▶ _Required work_:
Repeat exactly the lines running from the first line of the data to the line containing "from matplotlib.patches import Rectangle", both ends included, and nothing else; drop the pictures.

▶ _Supplied information_:
— START —
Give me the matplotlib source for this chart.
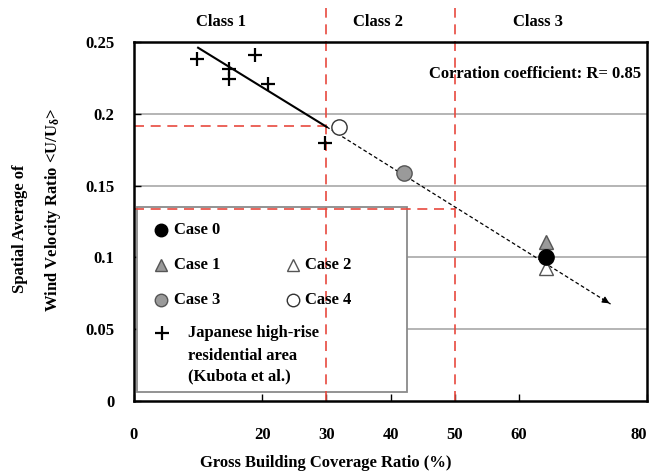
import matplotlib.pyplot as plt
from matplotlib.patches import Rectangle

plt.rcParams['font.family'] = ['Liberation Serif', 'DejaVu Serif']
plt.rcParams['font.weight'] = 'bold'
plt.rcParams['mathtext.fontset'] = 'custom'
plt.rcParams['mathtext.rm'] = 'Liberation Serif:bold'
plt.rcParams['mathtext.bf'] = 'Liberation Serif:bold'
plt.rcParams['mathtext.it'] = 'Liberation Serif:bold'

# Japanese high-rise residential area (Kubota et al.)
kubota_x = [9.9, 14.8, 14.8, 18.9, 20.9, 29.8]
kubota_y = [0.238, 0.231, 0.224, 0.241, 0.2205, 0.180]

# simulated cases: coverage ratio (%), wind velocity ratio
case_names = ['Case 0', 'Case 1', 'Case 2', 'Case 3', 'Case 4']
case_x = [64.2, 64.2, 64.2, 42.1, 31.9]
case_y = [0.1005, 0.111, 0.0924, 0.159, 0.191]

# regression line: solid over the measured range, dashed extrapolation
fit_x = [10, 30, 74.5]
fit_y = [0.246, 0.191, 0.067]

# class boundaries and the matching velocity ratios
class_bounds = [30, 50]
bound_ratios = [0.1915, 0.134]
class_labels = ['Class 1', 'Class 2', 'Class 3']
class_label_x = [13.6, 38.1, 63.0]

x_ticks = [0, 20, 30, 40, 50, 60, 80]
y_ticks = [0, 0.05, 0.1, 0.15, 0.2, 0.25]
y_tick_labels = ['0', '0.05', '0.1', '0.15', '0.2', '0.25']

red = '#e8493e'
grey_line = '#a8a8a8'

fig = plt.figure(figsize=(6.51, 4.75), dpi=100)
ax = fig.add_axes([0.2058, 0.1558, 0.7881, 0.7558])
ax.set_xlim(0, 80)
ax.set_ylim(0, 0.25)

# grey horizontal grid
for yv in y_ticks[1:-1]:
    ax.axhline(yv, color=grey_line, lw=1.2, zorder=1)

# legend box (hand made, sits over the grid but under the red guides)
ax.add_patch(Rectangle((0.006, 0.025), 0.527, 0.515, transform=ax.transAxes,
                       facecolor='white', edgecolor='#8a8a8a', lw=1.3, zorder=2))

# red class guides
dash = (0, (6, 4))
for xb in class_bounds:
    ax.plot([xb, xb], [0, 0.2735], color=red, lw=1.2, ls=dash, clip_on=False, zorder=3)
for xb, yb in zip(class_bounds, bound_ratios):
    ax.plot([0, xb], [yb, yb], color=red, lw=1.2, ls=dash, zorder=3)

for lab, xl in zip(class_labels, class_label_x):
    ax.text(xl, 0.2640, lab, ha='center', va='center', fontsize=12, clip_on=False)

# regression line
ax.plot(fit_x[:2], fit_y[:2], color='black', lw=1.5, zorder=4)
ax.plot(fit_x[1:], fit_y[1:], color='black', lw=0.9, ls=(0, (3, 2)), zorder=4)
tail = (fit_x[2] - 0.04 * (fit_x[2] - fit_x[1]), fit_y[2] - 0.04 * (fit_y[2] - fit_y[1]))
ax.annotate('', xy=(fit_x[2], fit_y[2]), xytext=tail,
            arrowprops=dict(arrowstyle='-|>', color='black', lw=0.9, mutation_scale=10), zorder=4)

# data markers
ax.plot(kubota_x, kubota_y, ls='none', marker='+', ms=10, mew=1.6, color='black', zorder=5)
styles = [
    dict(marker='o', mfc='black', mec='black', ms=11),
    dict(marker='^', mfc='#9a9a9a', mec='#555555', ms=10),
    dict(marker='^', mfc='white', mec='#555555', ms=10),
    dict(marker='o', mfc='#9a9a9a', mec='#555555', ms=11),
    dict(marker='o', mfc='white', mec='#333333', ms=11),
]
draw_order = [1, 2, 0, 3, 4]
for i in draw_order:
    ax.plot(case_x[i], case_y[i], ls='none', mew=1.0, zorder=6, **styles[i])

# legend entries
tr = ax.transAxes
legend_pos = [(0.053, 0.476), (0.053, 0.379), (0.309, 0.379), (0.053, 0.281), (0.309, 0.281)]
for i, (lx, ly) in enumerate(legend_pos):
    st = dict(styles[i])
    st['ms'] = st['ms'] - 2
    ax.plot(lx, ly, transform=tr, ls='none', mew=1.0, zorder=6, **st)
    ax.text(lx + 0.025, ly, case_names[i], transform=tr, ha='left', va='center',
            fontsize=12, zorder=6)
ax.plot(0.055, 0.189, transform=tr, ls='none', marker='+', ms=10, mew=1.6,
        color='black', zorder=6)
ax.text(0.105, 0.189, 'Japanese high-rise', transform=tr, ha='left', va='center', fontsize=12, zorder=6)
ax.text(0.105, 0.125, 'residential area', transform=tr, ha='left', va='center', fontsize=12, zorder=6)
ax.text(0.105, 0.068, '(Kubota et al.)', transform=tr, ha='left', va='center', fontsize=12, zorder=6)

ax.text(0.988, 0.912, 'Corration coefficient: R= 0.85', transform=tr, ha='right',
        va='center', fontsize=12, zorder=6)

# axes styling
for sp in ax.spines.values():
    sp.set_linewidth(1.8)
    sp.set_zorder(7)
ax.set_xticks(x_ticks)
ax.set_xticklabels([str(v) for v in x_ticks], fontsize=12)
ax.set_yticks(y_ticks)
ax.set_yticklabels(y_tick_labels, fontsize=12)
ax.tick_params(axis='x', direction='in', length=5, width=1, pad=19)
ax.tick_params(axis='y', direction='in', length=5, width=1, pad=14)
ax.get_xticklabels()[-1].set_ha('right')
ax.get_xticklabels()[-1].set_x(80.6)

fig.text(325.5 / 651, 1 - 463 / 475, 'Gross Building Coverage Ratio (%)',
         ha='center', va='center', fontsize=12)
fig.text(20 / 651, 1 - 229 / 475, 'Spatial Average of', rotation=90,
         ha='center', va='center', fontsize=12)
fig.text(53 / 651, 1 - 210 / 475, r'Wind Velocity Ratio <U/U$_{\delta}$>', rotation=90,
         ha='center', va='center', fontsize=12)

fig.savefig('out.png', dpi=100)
— END —
▶ _Expected output_:
Give me the matplotlib source for this chart.
import matplotlib.pyplot as plt
from matplotlib.patches import Rectangle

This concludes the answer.